■ Exercise requirements: Go through the records and copy each line where the word "script" occurs.

■ Input:

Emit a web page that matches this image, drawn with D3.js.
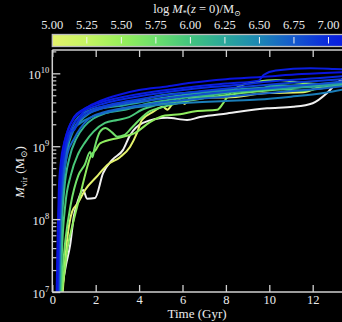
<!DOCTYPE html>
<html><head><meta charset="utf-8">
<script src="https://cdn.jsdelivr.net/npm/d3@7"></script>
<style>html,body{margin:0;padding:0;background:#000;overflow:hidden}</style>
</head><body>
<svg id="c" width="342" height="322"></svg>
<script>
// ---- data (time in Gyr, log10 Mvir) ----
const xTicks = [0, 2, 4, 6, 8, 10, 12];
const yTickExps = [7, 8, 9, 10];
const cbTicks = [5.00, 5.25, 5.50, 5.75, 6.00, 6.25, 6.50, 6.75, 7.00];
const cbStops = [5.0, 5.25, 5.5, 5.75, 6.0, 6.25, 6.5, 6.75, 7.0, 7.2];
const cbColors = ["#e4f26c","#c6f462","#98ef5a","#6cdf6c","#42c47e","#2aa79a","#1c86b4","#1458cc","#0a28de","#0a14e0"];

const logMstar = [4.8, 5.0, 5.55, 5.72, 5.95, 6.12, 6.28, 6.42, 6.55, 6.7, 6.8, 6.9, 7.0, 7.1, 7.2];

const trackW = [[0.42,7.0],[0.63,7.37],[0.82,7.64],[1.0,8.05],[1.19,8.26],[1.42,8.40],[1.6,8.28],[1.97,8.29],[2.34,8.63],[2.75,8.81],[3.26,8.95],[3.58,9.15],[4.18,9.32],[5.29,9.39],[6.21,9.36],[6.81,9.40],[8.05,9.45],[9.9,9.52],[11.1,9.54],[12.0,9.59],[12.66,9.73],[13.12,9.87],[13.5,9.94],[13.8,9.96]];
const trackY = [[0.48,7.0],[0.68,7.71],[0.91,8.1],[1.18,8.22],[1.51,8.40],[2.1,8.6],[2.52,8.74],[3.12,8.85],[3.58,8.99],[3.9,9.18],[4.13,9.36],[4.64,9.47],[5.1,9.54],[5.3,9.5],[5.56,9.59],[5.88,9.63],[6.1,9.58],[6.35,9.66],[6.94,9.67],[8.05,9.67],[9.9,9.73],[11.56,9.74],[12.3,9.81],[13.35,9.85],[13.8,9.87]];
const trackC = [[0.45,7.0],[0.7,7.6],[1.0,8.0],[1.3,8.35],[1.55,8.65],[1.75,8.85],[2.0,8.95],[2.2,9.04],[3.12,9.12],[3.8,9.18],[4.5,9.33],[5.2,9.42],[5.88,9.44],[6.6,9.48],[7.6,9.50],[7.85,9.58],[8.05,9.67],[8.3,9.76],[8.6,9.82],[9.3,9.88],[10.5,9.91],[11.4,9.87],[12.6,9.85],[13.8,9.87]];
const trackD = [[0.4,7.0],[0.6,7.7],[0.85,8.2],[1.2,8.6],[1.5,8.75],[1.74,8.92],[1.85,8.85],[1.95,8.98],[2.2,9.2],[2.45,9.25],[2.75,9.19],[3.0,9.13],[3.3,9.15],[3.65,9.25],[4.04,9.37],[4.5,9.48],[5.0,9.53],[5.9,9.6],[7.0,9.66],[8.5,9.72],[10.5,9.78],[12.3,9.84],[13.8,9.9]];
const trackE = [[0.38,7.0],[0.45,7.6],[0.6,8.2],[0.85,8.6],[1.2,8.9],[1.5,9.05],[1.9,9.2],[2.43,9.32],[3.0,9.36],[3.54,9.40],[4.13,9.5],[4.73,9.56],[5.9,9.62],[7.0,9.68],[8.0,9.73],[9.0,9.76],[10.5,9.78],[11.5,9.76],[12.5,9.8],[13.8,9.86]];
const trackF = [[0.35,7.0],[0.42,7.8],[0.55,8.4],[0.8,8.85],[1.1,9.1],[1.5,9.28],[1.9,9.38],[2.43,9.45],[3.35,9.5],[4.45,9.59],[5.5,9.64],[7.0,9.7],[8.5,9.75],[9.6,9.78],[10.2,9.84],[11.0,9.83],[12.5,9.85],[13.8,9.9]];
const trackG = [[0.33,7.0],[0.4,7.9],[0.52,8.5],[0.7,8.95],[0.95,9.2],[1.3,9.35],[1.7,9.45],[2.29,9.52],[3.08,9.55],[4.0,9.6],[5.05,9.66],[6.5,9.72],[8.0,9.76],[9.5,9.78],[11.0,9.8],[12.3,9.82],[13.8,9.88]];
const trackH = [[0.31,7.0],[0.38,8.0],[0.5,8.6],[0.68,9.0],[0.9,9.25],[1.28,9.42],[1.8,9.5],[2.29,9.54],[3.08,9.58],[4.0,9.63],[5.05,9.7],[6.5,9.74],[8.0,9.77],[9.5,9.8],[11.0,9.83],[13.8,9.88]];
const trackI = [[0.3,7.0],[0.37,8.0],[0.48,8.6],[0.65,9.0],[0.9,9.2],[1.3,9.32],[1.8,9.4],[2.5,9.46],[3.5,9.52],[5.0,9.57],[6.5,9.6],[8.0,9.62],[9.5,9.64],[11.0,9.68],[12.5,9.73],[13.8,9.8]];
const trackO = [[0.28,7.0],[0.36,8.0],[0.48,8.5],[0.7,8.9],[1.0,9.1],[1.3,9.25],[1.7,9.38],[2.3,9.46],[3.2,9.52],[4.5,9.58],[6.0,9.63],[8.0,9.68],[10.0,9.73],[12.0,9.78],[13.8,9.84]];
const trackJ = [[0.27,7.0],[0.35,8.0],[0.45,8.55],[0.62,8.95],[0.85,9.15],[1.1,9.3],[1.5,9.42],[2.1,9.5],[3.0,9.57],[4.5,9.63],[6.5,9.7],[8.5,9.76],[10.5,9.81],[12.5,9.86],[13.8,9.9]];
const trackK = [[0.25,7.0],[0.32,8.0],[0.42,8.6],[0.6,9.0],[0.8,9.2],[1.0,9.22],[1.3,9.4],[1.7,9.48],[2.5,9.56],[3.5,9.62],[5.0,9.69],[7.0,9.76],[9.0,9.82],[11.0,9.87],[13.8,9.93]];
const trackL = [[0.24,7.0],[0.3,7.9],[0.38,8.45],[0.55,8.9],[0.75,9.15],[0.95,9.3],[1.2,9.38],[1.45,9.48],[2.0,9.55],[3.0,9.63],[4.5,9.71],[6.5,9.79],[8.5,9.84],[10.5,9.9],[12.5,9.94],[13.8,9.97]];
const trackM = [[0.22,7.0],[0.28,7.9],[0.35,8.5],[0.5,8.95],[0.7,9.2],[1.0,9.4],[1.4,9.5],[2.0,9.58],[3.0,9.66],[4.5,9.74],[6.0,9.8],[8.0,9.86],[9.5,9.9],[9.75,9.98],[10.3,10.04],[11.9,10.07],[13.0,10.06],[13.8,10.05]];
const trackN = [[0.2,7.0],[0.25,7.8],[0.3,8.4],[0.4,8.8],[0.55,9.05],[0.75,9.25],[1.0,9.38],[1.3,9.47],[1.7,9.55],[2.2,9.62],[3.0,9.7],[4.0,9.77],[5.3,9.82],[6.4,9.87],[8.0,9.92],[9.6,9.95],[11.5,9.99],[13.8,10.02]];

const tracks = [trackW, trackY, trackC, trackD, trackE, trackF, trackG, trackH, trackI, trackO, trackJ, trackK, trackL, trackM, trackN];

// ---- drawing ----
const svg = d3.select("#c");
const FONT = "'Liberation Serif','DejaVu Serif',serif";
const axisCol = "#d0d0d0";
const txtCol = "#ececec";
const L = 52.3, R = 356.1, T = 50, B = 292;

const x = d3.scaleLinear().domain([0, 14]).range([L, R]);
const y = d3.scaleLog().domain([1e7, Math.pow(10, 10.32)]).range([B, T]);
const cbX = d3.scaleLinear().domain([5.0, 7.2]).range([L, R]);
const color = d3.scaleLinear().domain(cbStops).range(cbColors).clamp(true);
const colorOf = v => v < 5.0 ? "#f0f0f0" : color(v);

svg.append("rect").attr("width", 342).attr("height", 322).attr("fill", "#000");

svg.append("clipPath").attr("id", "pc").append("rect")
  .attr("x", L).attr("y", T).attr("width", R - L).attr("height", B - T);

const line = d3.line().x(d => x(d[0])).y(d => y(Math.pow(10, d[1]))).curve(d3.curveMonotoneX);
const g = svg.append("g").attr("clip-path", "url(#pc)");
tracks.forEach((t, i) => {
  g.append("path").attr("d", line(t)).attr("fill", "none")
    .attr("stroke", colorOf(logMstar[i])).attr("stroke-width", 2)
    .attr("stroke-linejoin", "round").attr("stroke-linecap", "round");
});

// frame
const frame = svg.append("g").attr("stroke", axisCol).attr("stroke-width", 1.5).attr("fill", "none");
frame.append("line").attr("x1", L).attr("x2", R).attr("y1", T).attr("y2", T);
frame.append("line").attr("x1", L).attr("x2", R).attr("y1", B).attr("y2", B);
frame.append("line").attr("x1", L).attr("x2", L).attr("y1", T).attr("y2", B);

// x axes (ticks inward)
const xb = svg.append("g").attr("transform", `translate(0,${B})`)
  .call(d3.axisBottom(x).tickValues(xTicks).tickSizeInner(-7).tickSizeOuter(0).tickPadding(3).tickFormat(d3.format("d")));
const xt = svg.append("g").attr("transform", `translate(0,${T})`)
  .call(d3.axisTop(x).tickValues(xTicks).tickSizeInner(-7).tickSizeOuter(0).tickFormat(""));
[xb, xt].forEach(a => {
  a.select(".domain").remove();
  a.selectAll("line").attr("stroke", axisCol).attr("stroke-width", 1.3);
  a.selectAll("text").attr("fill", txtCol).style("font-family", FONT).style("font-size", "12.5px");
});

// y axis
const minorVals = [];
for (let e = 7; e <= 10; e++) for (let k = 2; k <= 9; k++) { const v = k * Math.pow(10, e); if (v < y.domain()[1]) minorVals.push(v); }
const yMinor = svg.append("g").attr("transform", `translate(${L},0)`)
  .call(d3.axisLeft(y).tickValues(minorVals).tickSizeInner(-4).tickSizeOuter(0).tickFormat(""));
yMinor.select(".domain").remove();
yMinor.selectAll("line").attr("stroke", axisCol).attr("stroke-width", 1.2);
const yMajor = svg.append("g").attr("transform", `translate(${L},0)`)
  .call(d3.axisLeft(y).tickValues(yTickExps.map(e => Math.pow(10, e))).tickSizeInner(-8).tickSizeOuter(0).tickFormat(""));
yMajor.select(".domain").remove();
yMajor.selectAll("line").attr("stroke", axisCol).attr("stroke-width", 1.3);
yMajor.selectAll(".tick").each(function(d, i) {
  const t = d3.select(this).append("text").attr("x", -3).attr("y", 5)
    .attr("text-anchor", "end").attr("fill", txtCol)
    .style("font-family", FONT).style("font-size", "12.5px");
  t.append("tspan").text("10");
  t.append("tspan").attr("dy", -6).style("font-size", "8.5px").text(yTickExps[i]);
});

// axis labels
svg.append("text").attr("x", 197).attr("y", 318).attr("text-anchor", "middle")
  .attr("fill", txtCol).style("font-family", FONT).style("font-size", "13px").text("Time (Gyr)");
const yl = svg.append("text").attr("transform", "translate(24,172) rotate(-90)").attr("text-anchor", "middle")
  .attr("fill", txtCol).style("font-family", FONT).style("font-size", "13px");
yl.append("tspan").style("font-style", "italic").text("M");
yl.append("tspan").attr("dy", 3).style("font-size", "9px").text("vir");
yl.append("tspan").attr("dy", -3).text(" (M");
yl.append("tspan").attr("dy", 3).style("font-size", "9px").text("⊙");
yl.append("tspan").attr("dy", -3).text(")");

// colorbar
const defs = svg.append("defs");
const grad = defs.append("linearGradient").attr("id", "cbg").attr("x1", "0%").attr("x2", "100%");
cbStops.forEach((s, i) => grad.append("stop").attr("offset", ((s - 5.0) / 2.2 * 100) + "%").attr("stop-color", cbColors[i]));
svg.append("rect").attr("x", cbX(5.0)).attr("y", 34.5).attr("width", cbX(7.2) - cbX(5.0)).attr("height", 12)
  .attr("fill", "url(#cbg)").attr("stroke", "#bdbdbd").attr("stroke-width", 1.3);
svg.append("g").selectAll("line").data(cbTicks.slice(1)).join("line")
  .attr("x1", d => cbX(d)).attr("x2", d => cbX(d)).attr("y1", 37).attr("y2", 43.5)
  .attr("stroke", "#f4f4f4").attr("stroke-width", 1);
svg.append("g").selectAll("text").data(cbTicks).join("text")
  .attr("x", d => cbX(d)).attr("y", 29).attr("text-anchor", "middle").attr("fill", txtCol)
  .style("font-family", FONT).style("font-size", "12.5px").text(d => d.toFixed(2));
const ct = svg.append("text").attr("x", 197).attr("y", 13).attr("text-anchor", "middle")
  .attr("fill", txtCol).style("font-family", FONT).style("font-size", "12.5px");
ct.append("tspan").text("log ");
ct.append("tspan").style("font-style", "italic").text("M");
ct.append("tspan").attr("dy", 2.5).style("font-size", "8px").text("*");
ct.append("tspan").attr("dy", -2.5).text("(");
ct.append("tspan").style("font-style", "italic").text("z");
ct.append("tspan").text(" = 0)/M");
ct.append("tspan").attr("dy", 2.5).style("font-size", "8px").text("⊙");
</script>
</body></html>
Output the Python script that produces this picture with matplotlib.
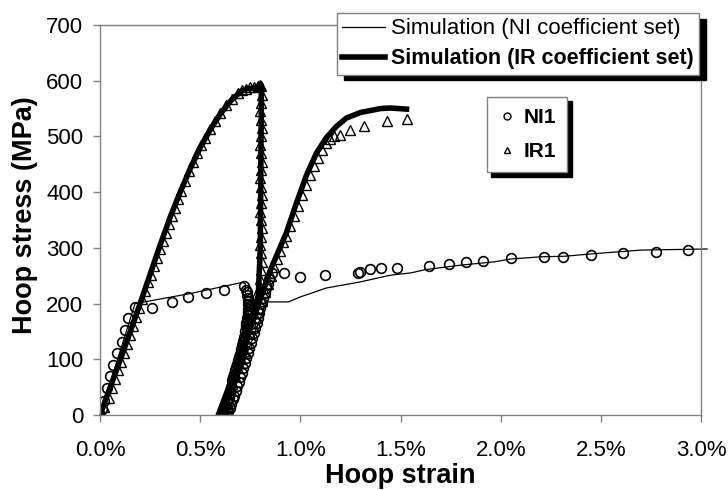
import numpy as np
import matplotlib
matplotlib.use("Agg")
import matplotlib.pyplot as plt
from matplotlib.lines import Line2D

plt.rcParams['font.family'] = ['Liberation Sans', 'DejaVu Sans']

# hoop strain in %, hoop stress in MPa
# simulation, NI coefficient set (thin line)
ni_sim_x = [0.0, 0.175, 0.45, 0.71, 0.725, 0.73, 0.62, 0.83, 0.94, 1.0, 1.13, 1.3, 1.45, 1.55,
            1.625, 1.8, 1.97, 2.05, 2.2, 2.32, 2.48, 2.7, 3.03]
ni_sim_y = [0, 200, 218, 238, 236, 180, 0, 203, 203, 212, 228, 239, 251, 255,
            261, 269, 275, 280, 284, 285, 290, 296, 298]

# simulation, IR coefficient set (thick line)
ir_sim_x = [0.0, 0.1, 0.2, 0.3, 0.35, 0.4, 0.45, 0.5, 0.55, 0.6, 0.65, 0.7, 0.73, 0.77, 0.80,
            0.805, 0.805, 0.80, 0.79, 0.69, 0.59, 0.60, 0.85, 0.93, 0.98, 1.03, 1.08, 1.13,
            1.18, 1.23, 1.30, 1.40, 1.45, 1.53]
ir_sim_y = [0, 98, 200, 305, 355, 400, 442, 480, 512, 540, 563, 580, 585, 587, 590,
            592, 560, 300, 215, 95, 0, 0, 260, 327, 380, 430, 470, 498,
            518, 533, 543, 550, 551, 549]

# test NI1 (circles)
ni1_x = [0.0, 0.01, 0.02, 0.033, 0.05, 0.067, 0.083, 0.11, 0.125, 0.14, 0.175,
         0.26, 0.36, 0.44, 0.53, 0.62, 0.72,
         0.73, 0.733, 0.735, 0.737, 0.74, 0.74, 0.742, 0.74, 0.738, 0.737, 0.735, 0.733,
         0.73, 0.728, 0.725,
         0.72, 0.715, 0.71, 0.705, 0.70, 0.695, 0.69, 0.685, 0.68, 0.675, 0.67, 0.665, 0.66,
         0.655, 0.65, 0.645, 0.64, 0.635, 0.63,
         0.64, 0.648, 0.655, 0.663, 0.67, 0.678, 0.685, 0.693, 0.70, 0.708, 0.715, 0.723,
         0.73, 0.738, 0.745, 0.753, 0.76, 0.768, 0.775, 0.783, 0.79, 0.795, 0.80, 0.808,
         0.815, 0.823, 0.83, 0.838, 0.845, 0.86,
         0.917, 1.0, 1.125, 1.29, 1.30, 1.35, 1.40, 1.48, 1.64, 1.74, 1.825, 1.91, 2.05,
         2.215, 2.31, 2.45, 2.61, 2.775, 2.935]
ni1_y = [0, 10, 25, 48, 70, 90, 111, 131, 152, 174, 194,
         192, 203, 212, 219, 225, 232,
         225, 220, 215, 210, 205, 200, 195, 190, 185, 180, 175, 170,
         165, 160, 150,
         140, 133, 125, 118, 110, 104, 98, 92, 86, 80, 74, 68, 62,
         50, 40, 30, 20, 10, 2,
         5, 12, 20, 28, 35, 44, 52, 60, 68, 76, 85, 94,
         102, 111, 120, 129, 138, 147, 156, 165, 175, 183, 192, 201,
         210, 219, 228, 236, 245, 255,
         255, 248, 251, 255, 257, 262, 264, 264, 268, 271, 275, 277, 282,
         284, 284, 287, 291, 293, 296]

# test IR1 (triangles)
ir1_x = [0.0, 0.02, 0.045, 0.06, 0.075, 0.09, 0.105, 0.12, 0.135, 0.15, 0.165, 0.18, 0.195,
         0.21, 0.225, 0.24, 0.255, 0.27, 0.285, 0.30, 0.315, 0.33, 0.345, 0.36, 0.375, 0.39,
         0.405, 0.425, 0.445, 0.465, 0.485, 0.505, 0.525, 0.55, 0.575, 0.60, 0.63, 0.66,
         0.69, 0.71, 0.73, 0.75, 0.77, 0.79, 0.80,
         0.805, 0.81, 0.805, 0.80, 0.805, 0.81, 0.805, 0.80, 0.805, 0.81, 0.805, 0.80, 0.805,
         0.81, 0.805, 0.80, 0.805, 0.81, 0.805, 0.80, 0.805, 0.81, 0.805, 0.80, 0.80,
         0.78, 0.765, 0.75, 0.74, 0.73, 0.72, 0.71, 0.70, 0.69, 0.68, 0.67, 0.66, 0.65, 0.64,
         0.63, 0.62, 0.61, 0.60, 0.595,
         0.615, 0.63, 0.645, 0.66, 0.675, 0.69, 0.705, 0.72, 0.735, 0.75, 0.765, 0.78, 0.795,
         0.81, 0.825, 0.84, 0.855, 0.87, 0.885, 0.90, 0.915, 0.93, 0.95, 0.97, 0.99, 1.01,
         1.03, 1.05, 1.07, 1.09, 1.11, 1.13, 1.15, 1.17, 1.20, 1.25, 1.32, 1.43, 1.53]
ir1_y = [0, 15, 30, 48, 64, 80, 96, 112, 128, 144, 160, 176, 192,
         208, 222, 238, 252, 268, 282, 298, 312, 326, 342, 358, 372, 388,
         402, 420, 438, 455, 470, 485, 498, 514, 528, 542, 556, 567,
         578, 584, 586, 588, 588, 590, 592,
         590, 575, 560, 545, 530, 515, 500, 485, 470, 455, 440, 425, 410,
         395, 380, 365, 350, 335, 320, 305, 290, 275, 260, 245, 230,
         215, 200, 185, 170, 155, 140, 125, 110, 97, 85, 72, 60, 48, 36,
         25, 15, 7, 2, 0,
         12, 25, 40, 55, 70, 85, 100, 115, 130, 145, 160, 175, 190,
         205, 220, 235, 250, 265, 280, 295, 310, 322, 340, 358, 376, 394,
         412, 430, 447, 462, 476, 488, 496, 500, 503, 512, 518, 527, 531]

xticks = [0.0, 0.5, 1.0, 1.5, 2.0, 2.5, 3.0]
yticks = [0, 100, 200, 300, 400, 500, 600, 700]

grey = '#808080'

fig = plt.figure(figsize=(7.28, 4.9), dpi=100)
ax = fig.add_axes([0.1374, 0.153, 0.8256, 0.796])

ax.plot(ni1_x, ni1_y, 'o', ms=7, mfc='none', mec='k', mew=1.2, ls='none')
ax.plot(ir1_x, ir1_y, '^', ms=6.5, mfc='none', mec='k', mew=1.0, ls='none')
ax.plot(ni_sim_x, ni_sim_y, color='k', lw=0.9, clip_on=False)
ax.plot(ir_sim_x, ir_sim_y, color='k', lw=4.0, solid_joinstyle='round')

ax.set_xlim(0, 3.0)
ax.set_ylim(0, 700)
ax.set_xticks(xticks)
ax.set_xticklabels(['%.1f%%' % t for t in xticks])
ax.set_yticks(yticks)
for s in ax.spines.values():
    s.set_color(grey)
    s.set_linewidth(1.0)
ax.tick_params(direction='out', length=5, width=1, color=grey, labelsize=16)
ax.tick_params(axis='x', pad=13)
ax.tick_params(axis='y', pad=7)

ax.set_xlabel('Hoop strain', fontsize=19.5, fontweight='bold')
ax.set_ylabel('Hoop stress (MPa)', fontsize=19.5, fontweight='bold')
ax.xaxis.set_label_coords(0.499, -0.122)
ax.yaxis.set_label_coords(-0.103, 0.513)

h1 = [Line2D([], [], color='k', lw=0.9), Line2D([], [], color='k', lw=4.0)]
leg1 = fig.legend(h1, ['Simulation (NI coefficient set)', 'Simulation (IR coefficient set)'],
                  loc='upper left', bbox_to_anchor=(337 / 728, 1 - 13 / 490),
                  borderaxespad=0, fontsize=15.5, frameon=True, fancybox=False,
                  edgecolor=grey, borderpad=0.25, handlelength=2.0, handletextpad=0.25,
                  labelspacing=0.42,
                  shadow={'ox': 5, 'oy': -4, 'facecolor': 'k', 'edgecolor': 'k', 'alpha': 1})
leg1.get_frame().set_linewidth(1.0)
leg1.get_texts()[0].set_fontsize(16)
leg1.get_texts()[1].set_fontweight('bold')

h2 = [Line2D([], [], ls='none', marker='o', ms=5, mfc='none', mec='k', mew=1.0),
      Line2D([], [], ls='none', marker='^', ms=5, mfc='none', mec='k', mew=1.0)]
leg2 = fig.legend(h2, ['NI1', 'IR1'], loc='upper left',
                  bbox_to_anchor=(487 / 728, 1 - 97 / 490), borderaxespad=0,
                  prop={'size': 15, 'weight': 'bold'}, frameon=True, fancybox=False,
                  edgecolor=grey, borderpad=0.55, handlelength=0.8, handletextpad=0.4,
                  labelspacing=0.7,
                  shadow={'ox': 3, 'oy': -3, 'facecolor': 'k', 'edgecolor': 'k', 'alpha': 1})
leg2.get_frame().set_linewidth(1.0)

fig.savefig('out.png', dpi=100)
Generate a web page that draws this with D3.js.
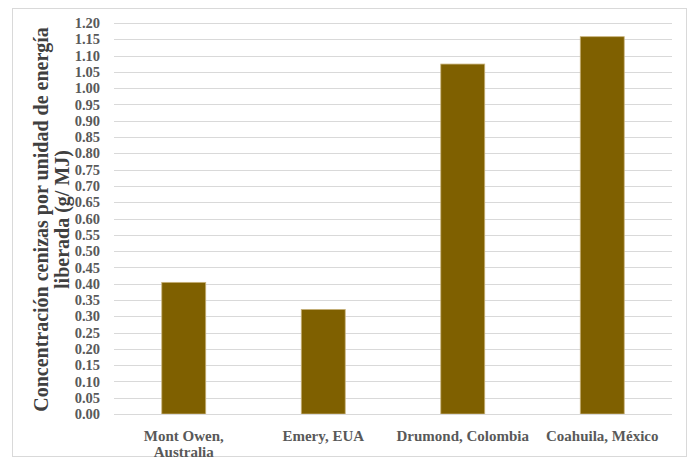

■ Output for this task:
<script src="https://cdn.jsdelivr.net/npm/d3@7"></script>
<script>
</script>
Output the Python script that produces this picture with matplotlib.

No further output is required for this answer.